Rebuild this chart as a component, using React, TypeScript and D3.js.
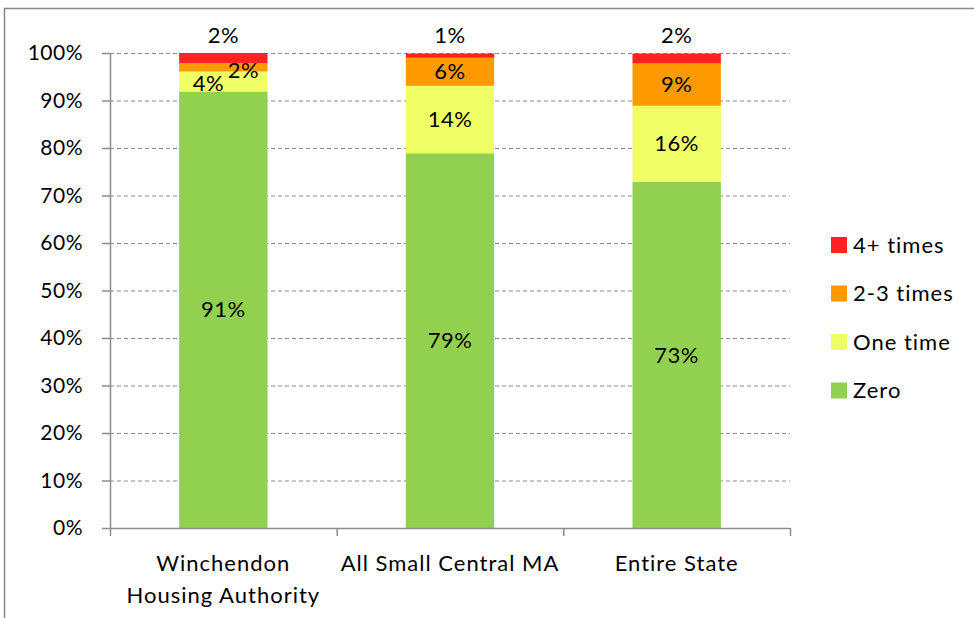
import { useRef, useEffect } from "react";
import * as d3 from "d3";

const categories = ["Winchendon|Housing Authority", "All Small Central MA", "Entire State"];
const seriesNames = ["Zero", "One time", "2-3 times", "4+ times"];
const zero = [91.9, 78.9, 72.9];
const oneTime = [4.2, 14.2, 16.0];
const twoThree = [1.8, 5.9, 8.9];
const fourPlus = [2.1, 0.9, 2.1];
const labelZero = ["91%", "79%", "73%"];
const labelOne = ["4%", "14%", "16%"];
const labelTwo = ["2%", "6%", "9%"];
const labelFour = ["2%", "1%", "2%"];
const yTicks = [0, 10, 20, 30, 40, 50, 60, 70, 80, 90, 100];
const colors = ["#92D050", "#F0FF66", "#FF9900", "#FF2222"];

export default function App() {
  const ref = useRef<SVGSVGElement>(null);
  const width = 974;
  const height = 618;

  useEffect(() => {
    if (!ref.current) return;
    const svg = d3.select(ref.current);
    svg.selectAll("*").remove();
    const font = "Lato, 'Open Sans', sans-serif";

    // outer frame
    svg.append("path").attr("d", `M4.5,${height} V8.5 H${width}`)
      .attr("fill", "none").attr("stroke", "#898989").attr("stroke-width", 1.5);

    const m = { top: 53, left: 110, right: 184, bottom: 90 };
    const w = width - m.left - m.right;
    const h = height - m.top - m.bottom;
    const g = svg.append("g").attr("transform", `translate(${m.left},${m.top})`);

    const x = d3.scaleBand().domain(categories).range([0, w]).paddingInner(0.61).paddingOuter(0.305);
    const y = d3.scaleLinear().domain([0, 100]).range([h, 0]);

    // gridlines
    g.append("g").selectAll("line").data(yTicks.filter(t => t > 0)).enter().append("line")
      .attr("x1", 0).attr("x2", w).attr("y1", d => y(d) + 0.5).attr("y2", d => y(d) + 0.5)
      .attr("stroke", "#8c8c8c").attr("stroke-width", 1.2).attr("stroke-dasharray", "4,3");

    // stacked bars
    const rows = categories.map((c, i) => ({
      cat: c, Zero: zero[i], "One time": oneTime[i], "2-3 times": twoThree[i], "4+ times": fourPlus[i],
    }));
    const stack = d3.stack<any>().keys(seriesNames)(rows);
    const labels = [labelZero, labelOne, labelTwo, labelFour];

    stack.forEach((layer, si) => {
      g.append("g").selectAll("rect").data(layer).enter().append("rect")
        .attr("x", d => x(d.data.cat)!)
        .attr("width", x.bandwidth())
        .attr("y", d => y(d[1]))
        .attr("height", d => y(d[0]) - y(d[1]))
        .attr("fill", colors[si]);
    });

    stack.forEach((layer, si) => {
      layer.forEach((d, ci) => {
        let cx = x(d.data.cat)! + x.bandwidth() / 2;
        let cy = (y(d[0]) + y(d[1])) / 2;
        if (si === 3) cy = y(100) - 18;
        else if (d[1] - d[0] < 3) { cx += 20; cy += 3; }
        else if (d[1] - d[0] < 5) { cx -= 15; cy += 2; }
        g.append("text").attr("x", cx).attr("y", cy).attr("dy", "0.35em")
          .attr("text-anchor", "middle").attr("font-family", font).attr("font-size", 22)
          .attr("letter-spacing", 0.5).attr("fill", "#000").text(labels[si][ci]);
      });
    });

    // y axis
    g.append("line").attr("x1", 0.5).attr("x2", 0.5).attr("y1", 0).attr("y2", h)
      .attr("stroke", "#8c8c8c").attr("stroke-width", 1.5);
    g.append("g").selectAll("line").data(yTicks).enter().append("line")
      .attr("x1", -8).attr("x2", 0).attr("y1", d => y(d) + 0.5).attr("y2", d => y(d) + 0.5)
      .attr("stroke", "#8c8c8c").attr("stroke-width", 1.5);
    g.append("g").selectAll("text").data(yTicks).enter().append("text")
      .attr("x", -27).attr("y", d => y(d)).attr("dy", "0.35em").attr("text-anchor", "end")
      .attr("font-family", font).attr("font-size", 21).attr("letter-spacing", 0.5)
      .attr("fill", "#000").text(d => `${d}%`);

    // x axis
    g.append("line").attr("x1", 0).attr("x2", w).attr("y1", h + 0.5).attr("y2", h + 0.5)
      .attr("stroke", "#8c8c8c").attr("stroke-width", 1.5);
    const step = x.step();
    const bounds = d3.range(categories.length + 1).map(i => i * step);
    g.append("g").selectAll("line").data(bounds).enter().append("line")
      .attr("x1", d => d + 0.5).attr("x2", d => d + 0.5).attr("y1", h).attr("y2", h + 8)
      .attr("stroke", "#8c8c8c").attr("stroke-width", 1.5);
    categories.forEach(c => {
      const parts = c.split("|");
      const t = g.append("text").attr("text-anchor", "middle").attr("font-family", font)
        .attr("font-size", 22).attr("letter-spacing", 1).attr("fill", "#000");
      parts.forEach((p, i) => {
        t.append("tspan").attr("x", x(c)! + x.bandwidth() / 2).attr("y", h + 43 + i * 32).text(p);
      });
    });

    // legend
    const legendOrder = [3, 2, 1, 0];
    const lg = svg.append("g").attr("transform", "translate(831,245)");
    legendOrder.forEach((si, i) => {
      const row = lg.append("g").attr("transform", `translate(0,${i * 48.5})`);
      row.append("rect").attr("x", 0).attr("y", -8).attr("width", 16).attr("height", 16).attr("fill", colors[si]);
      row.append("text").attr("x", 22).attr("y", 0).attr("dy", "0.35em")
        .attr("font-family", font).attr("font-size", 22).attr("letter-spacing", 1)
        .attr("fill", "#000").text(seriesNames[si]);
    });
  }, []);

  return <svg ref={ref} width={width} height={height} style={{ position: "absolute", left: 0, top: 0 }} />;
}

────────────────

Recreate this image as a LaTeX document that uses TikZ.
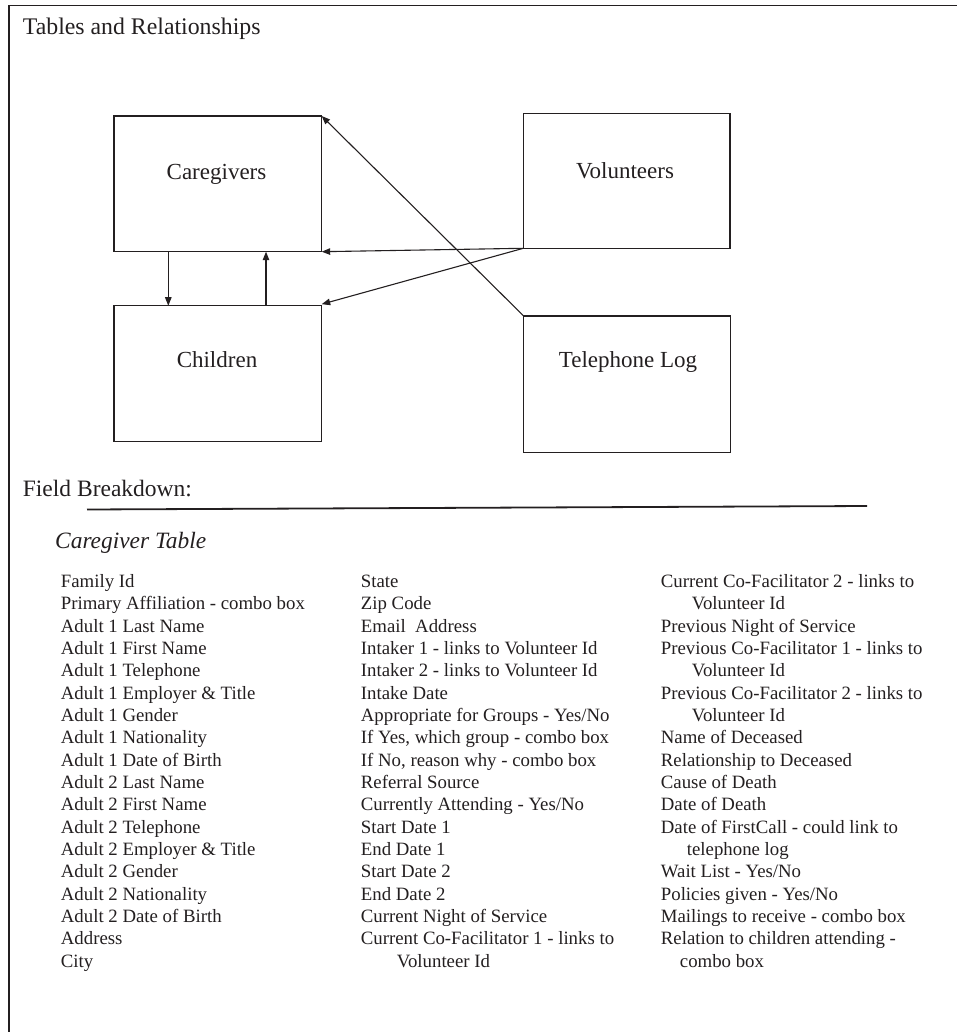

────────────────

YOUR TASK
Only the lines between the one with "Rebuild this chart" and the one with "import * as", those two included, get copied from the material above. Keep it exact and free of pictures.

RESULT OF THE EXERCISE
Rebuild this chart as a component, using React, TypeScript and D3.js.
import { useRef, useEffect } from "react";
import * as d3 from "d3";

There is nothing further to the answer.